WHAT TO WORK ON: Exact reproduction of the data is required, with images excluded.

DATA SHOWN:
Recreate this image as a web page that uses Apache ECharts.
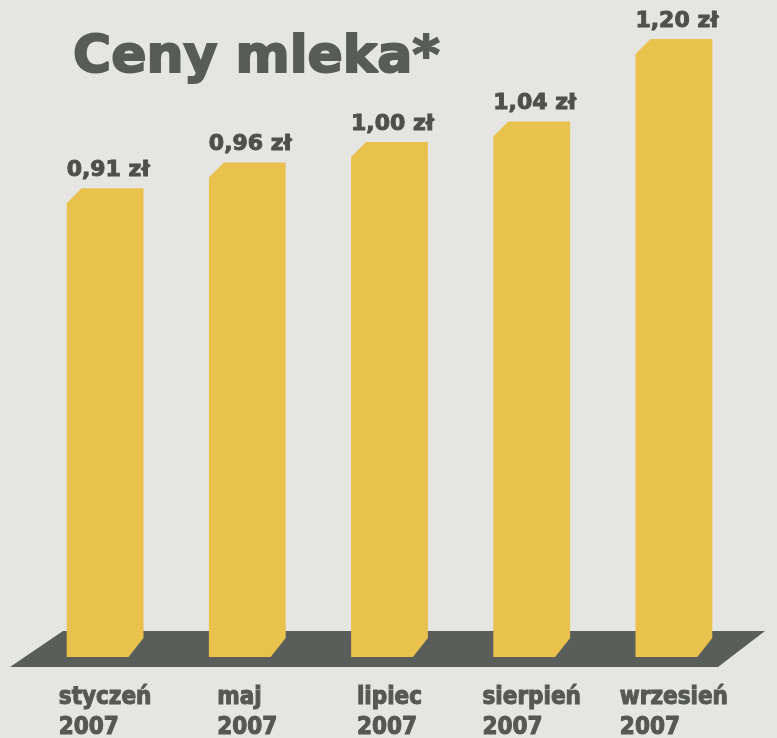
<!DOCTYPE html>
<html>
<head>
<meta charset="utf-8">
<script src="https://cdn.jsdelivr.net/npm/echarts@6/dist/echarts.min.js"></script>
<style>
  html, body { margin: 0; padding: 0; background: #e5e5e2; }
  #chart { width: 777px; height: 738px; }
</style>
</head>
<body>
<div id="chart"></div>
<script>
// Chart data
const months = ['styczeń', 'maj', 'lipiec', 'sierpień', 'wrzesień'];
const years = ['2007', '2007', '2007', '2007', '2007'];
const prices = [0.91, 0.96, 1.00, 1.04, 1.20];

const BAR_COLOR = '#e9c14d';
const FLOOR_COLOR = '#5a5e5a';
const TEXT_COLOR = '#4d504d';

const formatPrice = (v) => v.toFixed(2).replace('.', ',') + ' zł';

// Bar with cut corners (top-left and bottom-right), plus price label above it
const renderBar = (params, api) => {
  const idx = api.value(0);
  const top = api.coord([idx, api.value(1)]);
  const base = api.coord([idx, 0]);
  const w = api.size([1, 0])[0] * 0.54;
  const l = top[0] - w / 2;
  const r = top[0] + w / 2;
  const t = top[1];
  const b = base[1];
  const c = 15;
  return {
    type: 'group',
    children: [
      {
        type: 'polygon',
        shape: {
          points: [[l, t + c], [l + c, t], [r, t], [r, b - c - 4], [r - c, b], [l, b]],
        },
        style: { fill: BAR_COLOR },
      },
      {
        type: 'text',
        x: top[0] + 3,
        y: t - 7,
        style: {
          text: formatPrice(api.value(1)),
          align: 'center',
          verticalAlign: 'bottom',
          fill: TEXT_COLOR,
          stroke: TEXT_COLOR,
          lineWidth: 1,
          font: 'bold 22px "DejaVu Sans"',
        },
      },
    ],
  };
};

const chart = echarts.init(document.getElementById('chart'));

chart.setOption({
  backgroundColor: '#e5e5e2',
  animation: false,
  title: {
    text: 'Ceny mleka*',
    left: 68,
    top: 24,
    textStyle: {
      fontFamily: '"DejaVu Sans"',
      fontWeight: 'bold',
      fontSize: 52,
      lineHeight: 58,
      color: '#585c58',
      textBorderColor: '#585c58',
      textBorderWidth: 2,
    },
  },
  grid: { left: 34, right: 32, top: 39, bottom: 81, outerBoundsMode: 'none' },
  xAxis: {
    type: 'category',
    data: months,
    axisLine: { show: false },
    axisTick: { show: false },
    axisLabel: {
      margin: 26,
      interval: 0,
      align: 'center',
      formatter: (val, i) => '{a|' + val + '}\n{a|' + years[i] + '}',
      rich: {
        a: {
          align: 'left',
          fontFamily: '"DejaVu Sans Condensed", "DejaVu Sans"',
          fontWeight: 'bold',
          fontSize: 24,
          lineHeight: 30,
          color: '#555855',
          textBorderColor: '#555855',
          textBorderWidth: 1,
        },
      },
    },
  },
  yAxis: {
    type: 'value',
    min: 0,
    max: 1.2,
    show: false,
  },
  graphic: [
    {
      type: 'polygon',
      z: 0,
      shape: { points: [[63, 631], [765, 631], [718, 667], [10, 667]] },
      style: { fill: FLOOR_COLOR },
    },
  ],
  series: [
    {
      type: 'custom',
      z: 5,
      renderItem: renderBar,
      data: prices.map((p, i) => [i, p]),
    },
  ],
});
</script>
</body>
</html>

FINISHED TASK:
Recreate this image as a web page that uses Apache ECharts.
<!DOCTYPE html>
<html>
<head>
<meta charset="utf-8">
<script src="https://cdn.jsdelivr.net/npm/echarts@6/dist/echarts.min.js"></script>
<style>
  html, body { margin: 0; padding: 0; background: #e5e5e2; }
  #chart { width: 777px; height: 738px; }
</style>
</head>
<body>
<div id="chart"></div>
<script>
// Chart data
const months = ['styczeń', 'maj', 'lipiec', 'sierpień', 'wrzesień'];
const years = ['2007', '2007', '2007', '2007', '2007'];
const prices = [0.91, 0.96, 1.00, 1.04, 1.20];

const BAR_COLOR = '#e9c14d';
const FLOOR_COLOR = '#5a5e5a';
const TEXT_COLOR = '#4d504d';

const formatPrice = (v) => v.toFixed(2).replace('.', ',') + ' zł';

// Bar with cut corners (top-left and bottom-right), plus price label above it
const renderBar = (params, api) => {
  const idx = api.value(0);
  const top = api.coord([idx, api.value(1)]);
  const base = api.coord([idx, 0]);
  const w = api.size([1, 0])[0] * 0.54;
  const l = top[0] - w / 2;
  const r = top[0] + w / 2;
  const t = top[1];
  const b = base[1];
  const c = 15;
  return {
    type: 'group',
    children: [
      {
        type: 'polygon',
        shape: {
          points: [[l, t + c], [l + c, t], [r, t], [r, b - c - 4], [r - c, b], [l, b]],
        },
        style: { fill: BAR_COLOR },
      },
      {
        type: 'text',
        x: top[0] + 3,
        y: t - 7,
        style: {
          text: formatPrice(api.value(1)),
          align: 'center',
          verticalAlign: 'bottom',
          fill: TEXT_COLOR,
          stroke: TEXT_COLOR,
          lineWidth: 1,
          font: 'bold 22px "DejaVu Sans"',
        },
      },
    ],
  };
};

const chart = echarts.init(document.getElementById('chart'));

chart.setOption({
  backgroundColor: '#e5e5e2',
  animation: false,
  title: {
    text: 'Ceny mleka*',
    left: 68,
    top: 24,
    textStyle: {
      fontFamily: '"DejaVu Sans"',
      fontWeight: 'bold',
      fontSize: 52,
      lineHeight: 58,
      color: '#585c58',
      textBorderColor: '#585c58',
      textBorderWidth: 2,
    },
  },
  grid: { left: 34, right: 32, top: 39, bottom: 81, outerBoundsMode: 'none' },
  xAxis: {
    type: 'category',
    data: months,
    axisLine: { show: false },
    axisTick: { show: false },
    axisLabel: {
      margin: 26,
      interval: 0,
      align: 'center',
      formatter: (val, i) => '{a|' + val + '}\n{a|' + years[i] + '}',
      rich: {
        a: {
          align: 'left',
          fontFamily: '"DejaVu Sans Condensed", "DejaVu Sans"',
          fontWeight: 'bold',
          fontSize: 24,
          lineHeight: 30,
          color: '#555855',
          textBorderColor: '#555855',
          textBorderWidth: 1,
        },
      },
    },
  },
  yAxis: {
    type: 'value',
    min: 0,
    max: 1.2,
    show: false,
  },
  graphic: [
    {
      type: 'polygon',
      z: 0,
      shape: { points: [[63, 631], [765, 631], [718, 667], [10, 667]] },
      style: { fill: FLOOR_COLOR },
    },
  ],
  series: [
    {
      type: 'custom',
      z: 5,
      renderItem: renderBar,
      data: prices.map((p, i) => [i, p]),
    },
  ],
});
</script>
</body>
</html>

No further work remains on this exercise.